5 of 297 comments (clear)

  1. predictable by Anonymous Coward · · Score: 4, Interesting

    The rapist is a danger to the individual. The hacker is a danger to the government. Now you know which is held in higher regard in our new fundamentally reshaped America.

  2. Such Reasonable Action by Anonymous Coward · · Score: 5, Interesting
    From Mojo:

    At first, he thought the FBI agent at the door was with FedEx. "As I open the door to greet the driver, approximately 12 FBI SWAT team agents jumped out of the truck, screaming for me to 'Get the fuck down!' with M-16 assault rifles and full riot gear, armed, safety off, pointed directly at my head," Lostutter wrote today on his blog. "I was handcuffed and detained outside while they cleared my house."

    That's either an intimidation tactic or the geniuses at the FBI have seen too many Rambo reruns. A 12 person SWAT team to serve a search warrant on one person who they have no reason to believe is violent? If it was proportional, they would have sent an armored division to arrest the rapists. Somehow I doubt they did.

    1. Re:Such Reasonable Action by EmagGeek · · Score: 5, Interesting

      It's the ongoing paramilitarization of law enforcement.

      In my sleepy little city in a rural corner of my State, our 8-member police department has 2 armored vehicles, 28 fully-automatic machine guns, 2 grenade launchers, and routinely engages in military-style exercises on weekends where they set up Soviet-style checkpoints and violate peoples' civil rights. People have been bringing this up at city council meetings only to be told by the council members that this type of activity is necessary to keep us safe - the typical GOP line.

      Even my "Tea Party" congressman, who ran on the "Tea Party" platform, has been completely silent on the recent revelations about government spying on American Citizens, instead focusing his efforts on the GOP's scandal-du-jour, usually whatever bullet list of talking points Sean Hannity is vomiting on his radio show that day.

      All of it is paid for by the Federal Government's various drug and terrorism interdiction programs - and we're not even in a border state, unless you count the Atlantic Ocean to be a high-drug-traffic border.

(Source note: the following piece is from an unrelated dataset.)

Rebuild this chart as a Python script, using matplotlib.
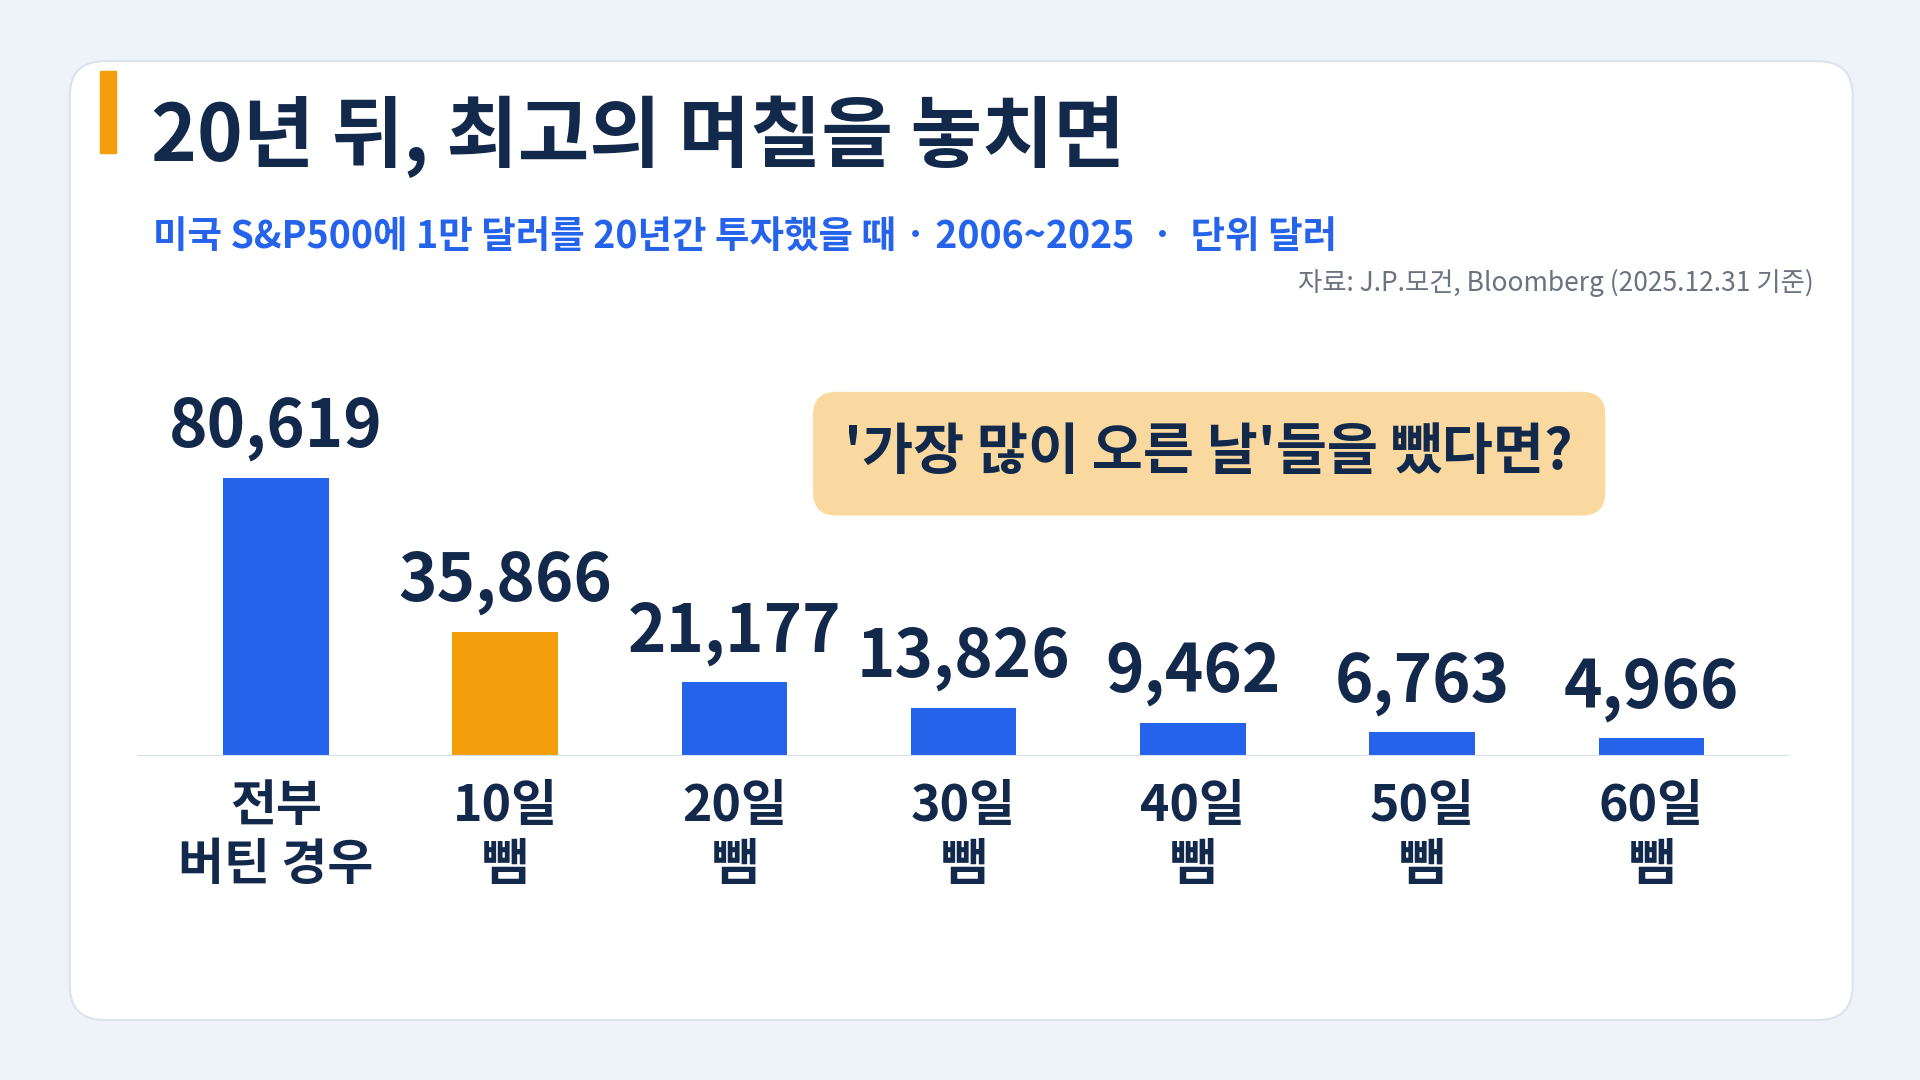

  3. Re:This is SO WRONG !! by Zone-MR · · Score: 4, Interesting

    So what you're saying is that people should feel an obligation to forever remain in the place they happened to be born in, and deciding to move somewhere populated by more like minded people and governments is a bad thing?

  4. Re:Survival vs Copping out by Anonymous Coward · · Score: 4, Interesting

    OTOH, those who did cop-out, didn't end up in the oven ...

    In fact, some of those ended up in places where they could do something about it; places like Oak Ridge, TN and Los Alamos, NM. The Jews (among others) paid an horrific price to re-learn something they should never have forgotten. You don't submit weakly to tyrrany. You don't just move a little bit down the road when a pogrom razes your town. Despite their many faults, at least the Israelis got that.

    Now, if only the USA can re-learn what folly was Nazi Germany ...

    The jews never submitted weakly to tyrany. Like the communists, roma, homosexuals and others they took arms up, and rioted and turned the ghettos up side down at war with the nazi oppressor.

    And they all got killed, because good intentions dont mean shit when your outnumbered by a well funded military killing machine.

    Stop pushing this idea that the jews just weakly went to the chambers. its bad history and its blatantly untrue.